What Magnification do I Need to Shoot 500 Yards?

You will need to use 5 X magnification. This is the minimum level of magnification that you’ll need for those challenging five hundred yard shots. However, some shooters will argue that this level of magnification is on the low side for most shots. Some experts recommend using 10 X magnification for the best chance at making the shot.

What Magnification do I Need for 300 Yards?

Generally speaking, the lowest magnification that will provide a clear shot image is the best magnification. Many pros use 4 X scopes for hunting purposes and it’s a good choice for three hundred yard shots. 6 X magnification will work well for four hundred yard shots. For hunting smaller animals, you’ll need more magnification.

What Magnification do Snipers Use?

The standard is 10 X for targets at medium to long range and is the best choice for two hundred and fifty up to one thousand yards.

Should I put a Red Dot on my Shotgun?

Doing so will allow users to engage targets easily. It will give the shooter better aim during waterfowl, turkey, and deer hunts. The shooter will not need to worry that their sight is forested in low light settings.

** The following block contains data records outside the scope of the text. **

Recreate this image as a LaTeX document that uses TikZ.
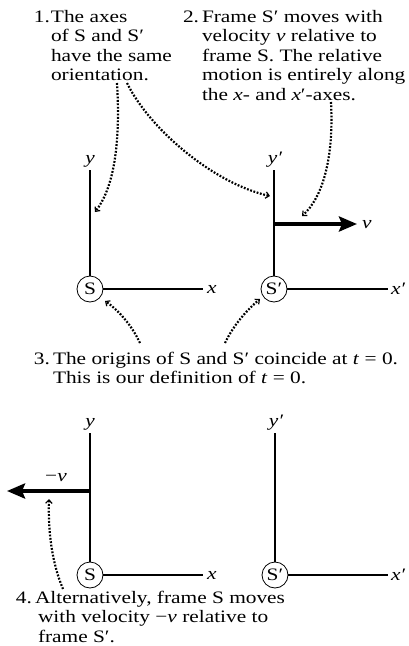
\documentclass[tikz,border=0pt]{standalone}
\usepackage{fontspec}
\setmainfont{Liberation Serif}[FakeStretch=1.22]
\usetikzlibrary{arrows.meta}
\begin{document}
\begin{tikzpicture}[x=1pt,y=-1pt,
  every node/.style={font=\fontsize{17.5}{19.6}\selectfont, inner sep=0pt, outer sep=0pt},
  origin/.style={draw, circle, minimum size=26pt, line width=0.8pt},
  axis/.style={line width=1.1pt},
  axisb/.style={line width=1.6pt},
  note/.style={dash pattern=on 1.8pt off 1.6pt, line width=2.2pt,
    -{Straight Barb[length=3.5pt,width=6.5pt,line width=1.2pt]}},
  vel/.style={line width=3.8pt, -{Stealth[length=18pt,width=15pt,inset=3pt]}},
  lbl/.style={font=\fontsize{17.5}{19.6}\selectfont\itshape},
]
\useasboundingbox (0,0) rectangle (409,646);

% text blocks
\node[anchor=base west] (n1) at (34,22) {\begin{tabular}[t]{@{}l@{\hspace{1pt}}l@{}}1. & The axes\\ & of S and S′\\ & have the same\\ & orientation.\end{tabular}};
\node[anchor=base west] (n2) at (183,22) {\begin{tabular}[t]{@{}l@{\hspace{3pt}}l@{}}2. & Frame S′ moves with\\ & velocity \textit{v} relative to\\ & frame S. The relative\\ & motion is entirely along\\ & the \textit{x}- and \textit{x}′-axes.\end{tabular}};
\node[anchor=base west] (n3) at (34,364) {\begin{tabular}[t]{@{}l@{\hspace{3pt}}l@{}}3. & The origins of S and S′ coincide at \textit{t} = 0.\\ & This is our definition of \textit{t} = 0.\end{tabular}};
\node[anchor=base west] (n4) at (16,603) {\begin{tabular}[t]{@{}l@{\hspace{3pt}}l@{}}4. & Alternatively, frame S moves\\ & \hspace{3pt}with velocity −\textit{v} relative to\\ & \hspace{3pt}frame S′.\end{tabular}};

% upper diagram
\node[origin] (S1) at (90,289) {S};
\node[origin] (S2) at (274,289) {S′};
\coordinate (y1) at (90,170);
\coordinate (x1) at (203,289);
\coordinate (y2) at (274,170);
\coordinate (x2) at (388,289);
\draw[axis] (S1) -- (y1);
\draw[axis] (S1) -- (x1);
\draw[axisb] (S2) -- (y2);
\draw[axis] (S2) -- (x2);
\node[lbl, anchor=base] (ly1) at (90,163) {y};
\node[lbl, anchor=west] (lx1) at (207,289) {x};
\node[lbl, anchor=base] (ly2) at (275,163) {y′};
\node[lbl, anchor=base west] (lx2) at (391,294) {x′};
\coordinate (v0) at (274,224);
\coordinate (v1) at (357,224);
\draw[vel] (v0) -- (v1);
\node[lbl, anchor=base west] (lv) at (362,228) {v};

% lower diagram
\node[origin] (S3) at (90,575) {S};
\node[origin] (S4) at (275,575) {S′};
\coordinate (y3) at (90,433);
\coordinate (x3) at (203,575);
\coordinate (y4) at (275,433);
\coordinate (x4) at (388,575);
\draw[axis] (S3) -- (y3);
\draw[axis] (S3) -- (x3);
\draw[axisb] (S4) -- (y4);
\draw[axis] (S4) -- (x4);
\node[lbl, anchor=base] (ly3) at (90,426) {y};
\node[lbl, anchor=west] (lx3) at (207,575) {x};
\node[lbl, anchor=base] (ly4) at (276,426) {y′};
\node[lbl, anchor=base west] (lx4) at (391,580) {x′};
\coordinate (w0) at (90,491);
\coordinate (w1) at (7,491);
\draw[vel] (w0) -- (w1);
\node[anchor=base] (lw) at (56,481) {−\textit{v}};

% dotted pointers
\coordinate (a1s) at (117,83); \coordinate (a1e) at (95,212);
\coordinate (a2s) at (127,83); \coordinate (a2e) at (270,196);
\coordinate (a3s) at (331,102); \coordinate (a3e) at (302,216);
\coordinate (a4s) at (140,343); \coordinate (a4e) at (105,301);
\coordinate (a5s) at (225,343); \coordinate (a5e) at (260,299);
\coordinate (a6s) at (63,589); \coordinate (a6e) at (49,499);
\draw[note] (a1s) .. controls (121,150) and (112,190) .. (a1e);
\draw[note] (a2s) .. controls (150,130) and (215,184) .. (a2e);
\draw[note] (a3s) .. controls (334,160) and (322,198) .. (a3e);
\draw[note] (a4s) .. controls (131,324) and (118,310) .. (a4e);
\draw[note] (a5s) .. controls (234,324) and (248,309) .. (a5e);
\draw[note] (a6s) .. controls (52,563) and (48,532) .. (a6e);
\end{tikzpicture}
\end{document}
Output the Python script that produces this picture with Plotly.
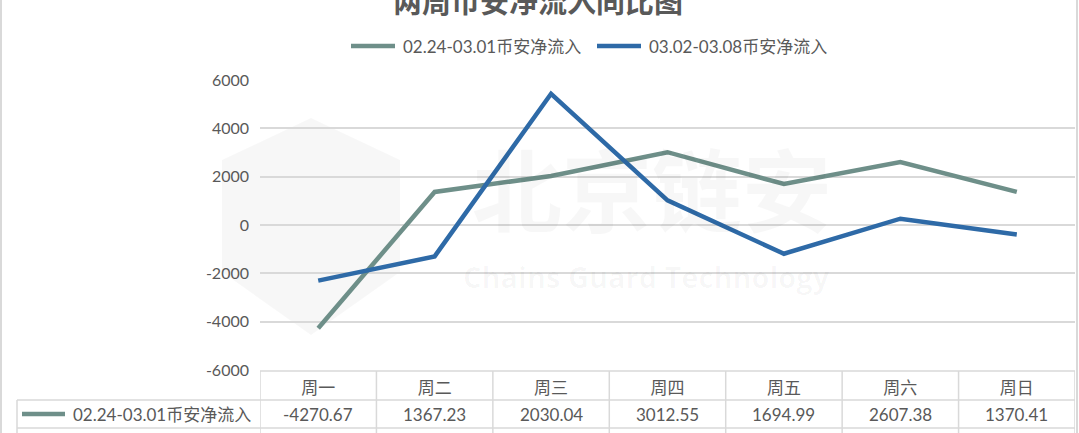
import plotly.graph_objects as go

# ---------------- data ----------------
categories = ["周一", "周二", "周三", "周四", "周五", "周六", "周日"]
series1_name = "02.24-03.01币安净流入"
series1_values = [-4270.67, 1367.23, 2030.04, 3012.55, 1694.99, 2607.38, 1370.41]
series2_name = "03.02-03.08币安净流入"
series2_values = [-2300, -1300, 5430, 1020, -1190, 260, -390]
y_tickvals = [-6000, -4000, -2000, 0, 2000, 4000, 6000]
y_ticktext = ["-6000", "-4000", "-2000", "0", "2000", "4000", "6000"]
title_text = "两周币安净流入同比图"

# ---------------- styling ----------------
W, H = 1079, 433
PL, PR, PT, PB = 260, 1075, 80, 370  # plot area in pixels
C1 = "#6e8f89"
C2 = "#2e6aa7"
GRID = "#d9d9d9"
TXT = "#595959"
FONT = "Lato, 'Noto Sans CJK SC', sans-serif"


def px(x):
    return (x - PL) / (PR - PL)


def py(y):
    return (PB - y) / (PB - PT)


fig = go.Figure()
fig.add_trace(go.Scatter(x=categories, y=series1_values, mode="lines", name=series1_name,
                         line=dict(color=C1, width=4.5), showlegend=False, cliponaxis=False))
fig.add_trace(go.Scatter(x=categories, y=series2_values, mode="lines", name=series2_name,
                         line=dict(color=C2, width=4.5), showlegend=False, cliponaxis=False))

shapes = []
annotations = []

# watermark (very faint)
shield = (f"M {px(311)} {py(118)} L {px(400)} {py(160)} L {px(400)} {py(272)} "
          f"L {px(311)} {py(335)} L {px(222)} {py(272)} L {px(222)} {py(160)} Z")
shapes.append(dict(type="path", xref="paper", yref="paper", path=shield,
                   fillcolor="rgba(0,0,0,0.03)", line=dict(width=0), layer="below"))
annotations.append(dict(text="<b>北京链安</b>", xref="paper", yref="paper", x=px(652), y=py(186),
                        xanchor="center", yanchor="middle", showarrow=False,
                        font=dict(family="'Noto Sans CJK SC'", size=90,
                                  color="rgba(0,0,0,0.03)")))
annotations.append(dict(text="<b>Chains Guard Technology</b>", xref="paper", yref="paper",
                        x=px(646), y=py(276), xanchor="center", yanchor="middle", showarrow=False,
                        font=dict(family="'Open Sans'", size=29, color="rgba(0,0,0,0.03)")))

# title (partially cut at top)
annotations.append(dict(text=f"<b>{title_text}</b>", xref="paper", yref="paper",
                        x=px(538), y=py(0), xanchor="center", yanchor="middle", showarrow=False,
                        font=dict(family="'Noto Sans CJK SC'", size=29, color=TXT)))

# legend (manual)
legend_items = [(series1_name, C1, 351), (series2_name, C2, 597)]
for name, col, x0 in legend_items:
    shapes.append(dict(type="line", xref="paper", yref="paper", x0=px(x0), x1=px(x0 + 44),
                       y0=py(46), y1=py(46), line=dict(color=col, width=4.5)))
    annotations.append(dict(text=name, xref="paper", yref="paper", x=px(x0 + 50), y=py(46),
                            xanchor="left", yanchor="middle", showarrow=False,
                            font=dict(family=FONT, size=17, color=TXT)))

# data table lines
tl = dict(color=GRID, width=1.5)
shapes.append(dict(type="line", xref="paper", yref="paper", x0=px(PL), x1=px(PR), y0=py(371), y1=py(371), line=tl))
for yy in (400, 428):
    shapes.append(dict(type="line", xref="paper", yref="paper", x0=px(17), x1=px(PR), y0=py(yy), y1=py(yy), line=tl))
for i in range(len(categories) + 1):
    shapes.append(dict(type="line", xref="x", yref="paper", x0=i - 0.5, x1=i - 0.5,
                       y0=py(371), y1=py(440), line=tl))
shapes.append(dict(type="line", xref="paper", yref="paper", x0=px(17), x1=px(17),
                   y0=py(400), y1=py(440), line=tl))
# outer frame edges
for xx in (1, 1077):
    shapes.append(dict(type="line", xref="paper", yref="paper", x0=px(xx), x1=px(xx),
                       y0=py(0), y1=py(440), line=dict(color=GRID, width=2)))

# table row 1
shapes.append(dict(type="line", xref="paper", yref="paper", x0=px(22), x1=px(65),
                   y0=py(414), y1=py(414), line=dict(color=C1, width=4.5)))
annotations.append(dict(text=series1_name, xref="paper", yref="paper", x=px(71), y=py(414),
                        xanchor="left", yanchor="middle", showarrow=False,
                        font=dict(family=FONT, size=17, color=TXT)))
for c, v in zip(categories, series1_values):
    annotations.append(dict(text=f"{v:.2f}", xref="x", yref="paper", x=c, y=py(414),
                            xanchor="center", yanchor="middle", showarrow=False,
                            font=dict(family=FONT, size=17, color=TXT)))

fig.update_layout(
    width=W, height=H,
    margin=dict(l=PL, r=W - PR, t=PT, b=H - PB),
    paper_bgcolor="white", plot_bgcolor="white",
    shapes=shapes, annotations=annotations,
    font=dict(family=FONT, color=TXT),
    xaxis=dict(type="category", categoryorder="array", categoryarray=categories,
               range=[-0.5, len(categories) - 0.5], showgrid=False, zeroline=False,
               showline=False, ticks="", tickfont=dict(family=FONT, size=17, color=TXT),
               ticklabelstandoff=6),
    yaxis=dict(range=[-6000, 6000], tickvals=y_tickvals, ticktext=y_ticktext,
               showgrid=True, gridcolor=GRID, gridwidth=1.5, zeroline=True,
               zerolinecolor=GRID, zerolinewidth=1.5, showline=False, ticks="",
               tickfont=dict(family=FONT, size=16, color=TXT), ticklabelstandoff=10),
)

fig.write_html("out.html", config={"displayModeBar": False},
               post_script="document.body.style.margin='0';document.body.style.overflow='hidden';")
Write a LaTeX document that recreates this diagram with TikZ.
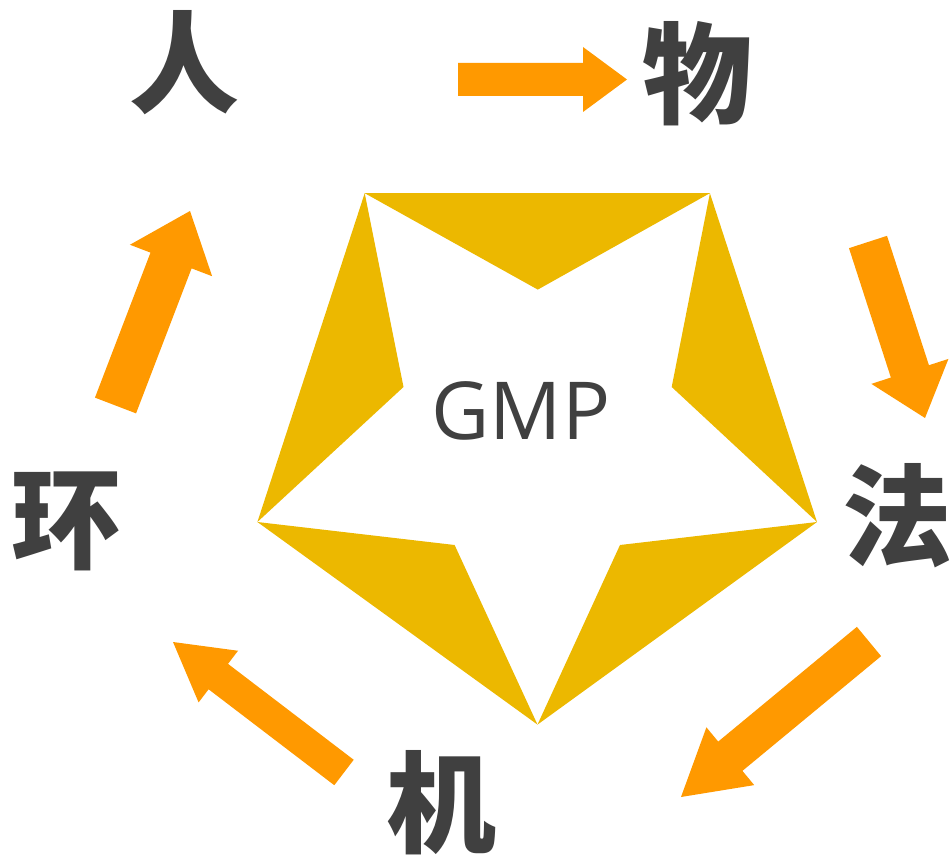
\documentclass[tikz,border=0pt]{standalone}
\usepackage{fontspec}
\setmainfont{Open Sans}
\newfontfamily\cjk{Noto Sans CJK SC}
\usetikzlibrary{calc}
\definecolor{txtgray}{RGB}{64,64,64}
\definecolor{arroworange}{RGB}{255,153,0}
\definecolor{stargold}{RGB}{236,184,0}
\tikzset{
  chr/.style={text=txtgray, inner sep=0pt, font=\cjk\bfseries\fontsize{110}{110}\selectfont},
  gmptext/.style={text=txtgray, inner sep=0pt, font=\fontsize{80}{80}\selectfont},
  blockarr/.style={fill=arroworange, draw=none},
}
% #1 tail, #2 tip, #3 half shaft width, #4 half head width, #5 head length
\newcommand\blockarrow[5]{%
  \coordinate (nk) at ($(#2)!#5!(#1)$);
  \fill[blockarr] ($(#1)!#3!90:(#2)$) -- ($(nk)!#3!90:(#2)$) -- ($(nk)!#4!90:(#2)$)
     -- (#2) -- ($(nk)!#4!-90:(#2)$) -- ($(nk)!#3!-90:(#2)$) -- ($(#1)!#3!-90:(#2)$) -- cycle;
}
\begin{document}
\begin{tikzpicture}[x=1pt,y=-1pt]
\useasboundingbox (0,0) rectangle (951,856);
% pentagon with star cut-out
\coordinate (p1) at (364.7,193.2);
\coordinate (p2) at (709.9,193.2);
\coordinate (p3) at (817,522);
\coordinate (p4) at (537.5,724.6);
\coordinate (p5) at (257.4,522);
\coordinate (q1) at (537.8,289.6);
\coordinate (q2) at (671.7,387);
\coordinate (q3) at (620,545);
\coordinate (q4) at (454.6,545);
\coordinate (q5) at (403.5,387);
\fill[stargold, even odd rule] (p1) -- (p2) -- (p3) -- (p4) -- (p5) -- cycle
  (p1) -- (q1) -- (p2) -- (q2) -- (p3) -- (q3) -- (p4) -- (q4) -- (p5) -- (q5) -- cycle;
\node[gmptext, anchor=base] (gmp) at (521,439.6) {GMP};
% characters
\node[chr] (ren)  at (184,63) {人};
\node[chr] (wu)   at (697,74) {物};
\node[chr] (fa)   at (897,516) {法};
\node[chr] (ji)   at (441,803) {机};
\node[chr] (huan) at (67,521) {环};
% arrows
\coordinate (a1t) at (458,79.5);   \coordinate (a1h) at (627,79.5);
\coordinate (a2t) at (868,242);    \coordinate (a2h) at (925,418);
\coordinate (a3t) at (869,641.5);  \coordinate (a3h) at (681,797);
\coordinate (a4t) at (344,772.5);  \coordinate (a4h) at (173,642);
\coordinate (a5t) at (115.5,405.5);\coordinate (a5h) at (190,211);
\blockarrow{a1t}{a1h}{16.5pt}{32.5pt}{44pt}
\blockarrow{a2t}{a2h}{20pt}{40.5pt}{49pt}
\blockarrow{a3t}{a3h}{19pt}{37.5pt}{64pt}
\blockarrow{a4t}{a4h}{16pt}{32.5pt}{57pt}
\blockarrow{a5t}{a5h}{22pt}{44pt}{53pt}
\end{tikzpicture}
\end{document}
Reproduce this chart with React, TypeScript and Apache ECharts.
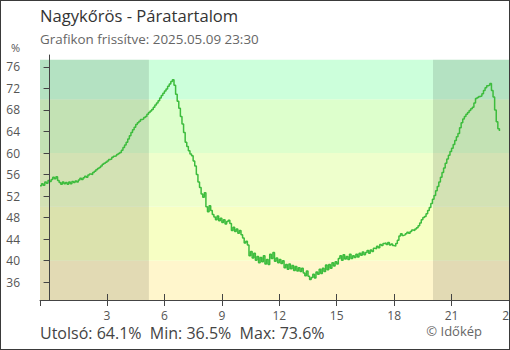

How Far are Red Dot Scopes Accurate?

Approximately one hundred yards. A red dot optic is best sighted at one hundred yards. After one hundred yards, accuracy will depend on the target’s size and the design of the scope. Since red dots are non-magnifying scopes, they’re often used for mid-range shooting.

Final Thoughts

The best 3-gun scope features the qualities and characteristics that make it a great choice for any 3-gun competition, tactical shooting, or hunting. This guide is designed to help you make the best choice based on your shooting needs, skill level, application, and budget. The models I’ve chosen for my top six list will be invaluable in a competition and can take your shooting precision to a whole new level.